* Task objective *
Repeat all of the material below exactly as written, images excluded.

* Source excerpt *
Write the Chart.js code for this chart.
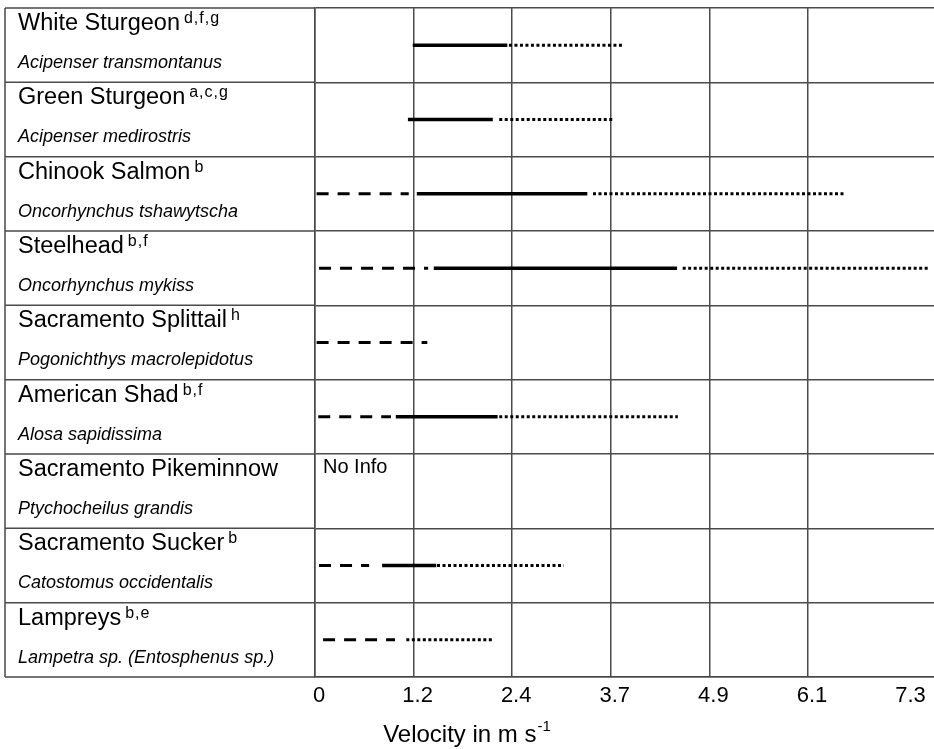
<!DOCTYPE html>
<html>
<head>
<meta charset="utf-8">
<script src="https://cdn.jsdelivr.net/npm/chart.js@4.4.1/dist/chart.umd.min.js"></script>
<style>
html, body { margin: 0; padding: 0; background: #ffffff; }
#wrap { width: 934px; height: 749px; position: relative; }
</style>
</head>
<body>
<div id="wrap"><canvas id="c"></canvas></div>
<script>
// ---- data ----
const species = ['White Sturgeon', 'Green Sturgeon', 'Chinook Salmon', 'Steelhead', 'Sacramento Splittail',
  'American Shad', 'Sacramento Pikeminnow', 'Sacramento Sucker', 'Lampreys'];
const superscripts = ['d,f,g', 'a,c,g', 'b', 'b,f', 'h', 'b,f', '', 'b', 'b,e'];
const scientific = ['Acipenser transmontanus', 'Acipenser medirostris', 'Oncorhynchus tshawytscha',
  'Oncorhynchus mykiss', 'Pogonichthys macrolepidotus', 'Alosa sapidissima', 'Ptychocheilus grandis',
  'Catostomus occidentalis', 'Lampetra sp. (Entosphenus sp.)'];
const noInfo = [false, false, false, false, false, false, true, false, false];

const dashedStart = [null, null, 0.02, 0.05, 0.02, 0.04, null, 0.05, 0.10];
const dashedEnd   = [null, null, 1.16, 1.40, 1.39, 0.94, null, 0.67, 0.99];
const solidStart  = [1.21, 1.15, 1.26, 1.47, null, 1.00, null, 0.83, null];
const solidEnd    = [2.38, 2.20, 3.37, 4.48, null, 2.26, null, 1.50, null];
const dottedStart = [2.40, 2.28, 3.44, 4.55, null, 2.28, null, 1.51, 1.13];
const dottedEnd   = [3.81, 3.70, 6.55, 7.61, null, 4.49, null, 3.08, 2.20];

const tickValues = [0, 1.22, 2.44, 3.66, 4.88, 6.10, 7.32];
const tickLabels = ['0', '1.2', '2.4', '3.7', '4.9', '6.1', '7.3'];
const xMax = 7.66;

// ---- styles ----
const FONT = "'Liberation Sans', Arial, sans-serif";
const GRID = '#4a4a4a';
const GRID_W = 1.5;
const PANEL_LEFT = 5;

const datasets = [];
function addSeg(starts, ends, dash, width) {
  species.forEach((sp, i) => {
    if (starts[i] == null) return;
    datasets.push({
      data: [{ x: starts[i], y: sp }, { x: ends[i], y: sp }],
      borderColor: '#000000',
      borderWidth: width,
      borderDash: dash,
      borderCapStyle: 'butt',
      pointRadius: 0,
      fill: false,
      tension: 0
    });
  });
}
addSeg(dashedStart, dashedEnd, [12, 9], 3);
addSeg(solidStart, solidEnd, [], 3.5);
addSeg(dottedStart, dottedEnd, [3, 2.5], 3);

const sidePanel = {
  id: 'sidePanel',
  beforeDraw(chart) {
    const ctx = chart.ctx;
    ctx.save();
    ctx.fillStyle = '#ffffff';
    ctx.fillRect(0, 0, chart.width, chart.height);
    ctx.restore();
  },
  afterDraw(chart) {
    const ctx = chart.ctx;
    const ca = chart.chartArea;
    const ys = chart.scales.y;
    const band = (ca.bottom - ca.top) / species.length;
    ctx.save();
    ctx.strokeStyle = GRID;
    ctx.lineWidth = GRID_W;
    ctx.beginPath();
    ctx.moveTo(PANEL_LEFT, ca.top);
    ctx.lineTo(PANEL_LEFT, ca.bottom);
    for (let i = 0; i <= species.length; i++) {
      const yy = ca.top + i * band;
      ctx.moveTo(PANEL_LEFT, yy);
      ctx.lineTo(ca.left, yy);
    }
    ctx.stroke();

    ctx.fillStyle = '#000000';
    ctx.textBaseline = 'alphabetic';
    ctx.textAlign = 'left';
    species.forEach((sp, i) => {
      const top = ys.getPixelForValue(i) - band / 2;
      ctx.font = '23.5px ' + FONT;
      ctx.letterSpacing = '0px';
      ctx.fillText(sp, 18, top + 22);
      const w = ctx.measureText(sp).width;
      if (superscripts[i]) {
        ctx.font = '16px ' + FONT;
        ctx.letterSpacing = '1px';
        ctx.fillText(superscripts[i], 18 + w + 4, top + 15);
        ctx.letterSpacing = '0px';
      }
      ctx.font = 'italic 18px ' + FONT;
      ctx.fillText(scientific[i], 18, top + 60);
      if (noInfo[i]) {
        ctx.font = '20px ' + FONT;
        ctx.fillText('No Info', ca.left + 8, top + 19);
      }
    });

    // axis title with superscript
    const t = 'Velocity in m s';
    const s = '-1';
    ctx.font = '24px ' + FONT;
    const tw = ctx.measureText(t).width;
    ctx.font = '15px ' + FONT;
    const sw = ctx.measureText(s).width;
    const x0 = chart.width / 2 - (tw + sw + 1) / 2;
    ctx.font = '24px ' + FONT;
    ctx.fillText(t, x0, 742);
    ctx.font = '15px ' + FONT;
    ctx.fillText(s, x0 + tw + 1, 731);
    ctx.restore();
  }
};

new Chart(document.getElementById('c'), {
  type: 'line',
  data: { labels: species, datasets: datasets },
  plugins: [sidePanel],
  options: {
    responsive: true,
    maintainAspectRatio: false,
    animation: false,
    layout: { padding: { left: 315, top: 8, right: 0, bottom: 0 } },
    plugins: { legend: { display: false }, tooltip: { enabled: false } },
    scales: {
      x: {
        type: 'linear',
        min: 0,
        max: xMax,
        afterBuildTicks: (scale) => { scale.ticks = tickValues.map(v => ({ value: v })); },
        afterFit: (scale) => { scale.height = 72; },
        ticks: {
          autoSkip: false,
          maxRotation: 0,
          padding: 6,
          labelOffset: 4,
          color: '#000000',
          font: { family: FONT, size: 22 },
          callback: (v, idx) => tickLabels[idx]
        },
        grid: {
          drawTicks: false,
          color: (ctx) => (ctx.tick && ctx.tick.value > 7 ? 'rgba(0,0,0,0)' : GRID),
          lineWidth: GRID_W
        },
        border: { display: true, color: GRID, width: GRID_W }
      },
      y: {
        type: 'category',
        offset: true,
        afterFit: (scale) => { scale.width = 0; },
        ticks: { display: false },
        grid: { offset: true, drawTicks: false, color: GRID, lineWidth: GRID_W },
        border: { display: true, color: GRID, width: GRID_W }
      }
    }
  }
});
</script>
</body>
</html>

* Full response *
Write the Chart.js code for this chart.
<!DOCTYPE html>
<html>
<head>
<meta charset="utf-8">
<script src="https://cdn.jsdelivr.net/npm/chart.js@4.4.1/dist/chart.umd.min.js"></script>
<style>
html, body { margin: 0; padding: 0; background: #ffffff; }
#wrap { width: 934px; height: 749px; position: relative; }
</style>
</head>
<body>
<div id="wrap"><canvas id="c"></canvas></div>
<script>
// ---- data ----
const species = ['White Sturgeon', 'Green Sturgeon', 'Chinook Salmon', 'Steelhead', 'Sacramento Splittail',
  'American Shad', 'Sacramento Pikeminnow', 'Sacramento Sucker', 'Lampreys'];
const superscripts = ['d,f,g', 'a,c,g', 'b', 'b,f', 'h', 'b,f', '', 'b', 'b,e'];
const scientific = ['Acipenser transmontanus', 'Acipenser medirostris', 'Oncorhynchus tshawytscha',
  'Oncorhynchus mykiss', 'Pogonichthys macrolepidotus', 'Alosa sapidissima', 'Ptychocheilus grandis',
  'Catostomus occidentalis', 'Lampetra sp. (Entosphenus sp.)'];
const noInfo = [false, false, false, false, false, false, true, false, false];

const dashedStart = [null, null, 0.02, 0.05, 0.02, 0.04, null, 0.05, 0.10];
const dashedEnd   = [null, null, 1.16, 1.40, 1.39, 0.94, null, 0.67, 0.99];
const solidStart  = [1.21, 1.15, 1.26, 1.47, null, 1.00, null, 0.83, null];
const solidEnd    = [2.38, 2.20, 3.37, 4.48, null, 2.26, null, 1.50, null];
const dottedStart = [2.40, 2.28, 3.44, 4.55, null, 2.28, null, 1.51, 1.13];
const dottedEnd   = [3.81, 3.70, 6.55, 7.61, null, 4.49, null, 3.08, 2.20];

const tickValues = [0, 1.22, 2.44, 3.66, 4.88, 6.10, 7.32];
const tickLabels = ['0', '1.2', '2.4', '3.7', '4.9', '6.1', '7.3'];
const xMax = 7.66;

// ---- styles ----
const FONT = "'Liberation Sans', Arial, sans-serif";
const GRID = '#4a4a4a';
const GRID_W = 1.5;
const PANEL_LEFT = 5;

const datasets = [];
function addSeg(starts, ends, dash, width) {
  species.forEach((sp, i) => {
    if (starts[i] == null) return;
    datasets.push({
      data: [{ x: starts[i], y: sp }, { x: ends[i], y: sp }],
      borderColor: '#000000',
      borderWidth: width,
      borderDash: dash,
      borderCapStyle: 'butt',
      pointRadius: 0,
      fill: false,
      tension: 0
    });
  });
}
addSeg(dashedStart, dashedEnd, [12, 9], 3);
addSeg(solidStart, solidEnd, [], 3.5);
addSeg(dottedStart, dottedEnd, [3, 2.5], 3);

const sidePanel = {
  id: 'sidePanel',
  beforeDraw(chart) {
    const ctx = chart.ctx;
    ctx.save();
    ctx.fillStyle = '#ffffff';
    ctx.fillRect(0, 0, chart.width, chart.height);
    ctx.restore();
  },
  afterDraw(chart) {
    const ctx = chart.ctx;
    const ca = chart.chartArea;
    const ys = chart.scales.y;
    const band = (ca.bottom - ca.top) / species.length;
    ctx.save();
    ctx.strokeStyle = GRID;
    ctx.lineWidth = GRID_W;
    ctx.beginPath();
    ctx.moveTo(PANEL_LEFT, ca.top);
    ctx.lineTo(PANEL_LEFT, ca.bottom);
    for (let i = 0; i <= species.length; i++) {
      const yy = ca.top + i * band;
      ctx.moveTo(PANEL_LEFT, yy);
      ctx.lineTo(ca.left, yy);
    }
    ctx.stroke();

    ctx.fillStyle = '#000000';
    ctx.textBaseline = 'alphabetic';
    ctx.textAlign = 'left';
    species.forEach((sp, i) => {
      const top = ys.getPixelForValue(i) - band / 2;
      ctx.font = '23.5px ' + FONT;
      ctx.letterSpacing = '0px';
      ctx.fillText(sp, 18, top + 22);
      const w = ctx.measureText(sp).width;
      if (superscripts[i]) {
        ctx.font = '16px ' + FONT;
        ctx.letterSpacing = '1px';
        ctx.fillText(superscripts[i], 18 + w + 4, top + 15);
        ctx.letterSpacing = '0px';
      }
      ctx.font = 'italic 18px ' + FONT;
      ctx.fillText(scientific[i], 18, top + 60);
      if (noInfo[i]) {
        ctx.font = '20px ' + FONT;
        ctx.fillText('No Info', ca.left + 8, top + 19);
      }
    });

    // axis title with superscript
    const t = 'Velocity in m s';
    const s = '-1';
    ctx.font = '24px ' + FONT;
    const tw = ctx.measureText(t).width;
    ctx.font = '15px ' + FONT;
    const sw = ctx.measureText(s).width;
    const x0 = chart.width / 2 - (tw + sw + 1) / 2;
    ctx.font = '24px ' + FONT;
    ctx.fillText(t, x0, 742);
    ctx.font = '15px ' + FONT;
    ctx.fillText(s, x0 + tw + 1, 731);
    ctx.restore();
  }
};

new Chart(document.getElementById('c'), {
  type: 'line',
  data: { labels: species, datasets: datasets },
  plugins: [sidePanel],
  options: {
    responsive: true,
    maintainAspectRatio: false,
    animation: false,
    layout: { padding: { left: 315, top: 8, right: 0, bottom: 0 } },
    plugins: { legend: { display: false }, tooltip: { enabled: false } },
    scales: {
      x: {
        type: 'linear',
        min: 0,
        max: xMax,
        afterBuildTicks: (scale) => { scale.ticks = tickValues.map(v => ({ value: v })); },
        afterFit: (scale) => { scale.height = 72; },
        ticks: {
          autoSkip: false,
          maxRotation: 0,
          padding: 6,
          labelOffset: 4,
          color: '#000000',
          font: { family: FONT, size: 22 },
          callback: (v, idx) => tickLabels[idx]
        },
        grid: {
          drawTicks: false,
          color: (ctx) => (ctx.tick && ctx.tick.value > 7 ? 'rgba(0,0,0,0)' : GRID),
          lineWidth: GRID_W
        },
        border: { display: true, color: GRID, width: GRID_W }
      },
      y: {
        type: 'category',
        offset: true,
        afterFit: (scale) => { scale.width = 0; },
        ticks: { display: false },
        grid: { offset: true, drawTicks: false, color: GRID, lineWidth: GRID_W },
        border: { display: true, color: GRID, width: GRID_W }
      }
    }
  }
});
</script>
</body>
</html>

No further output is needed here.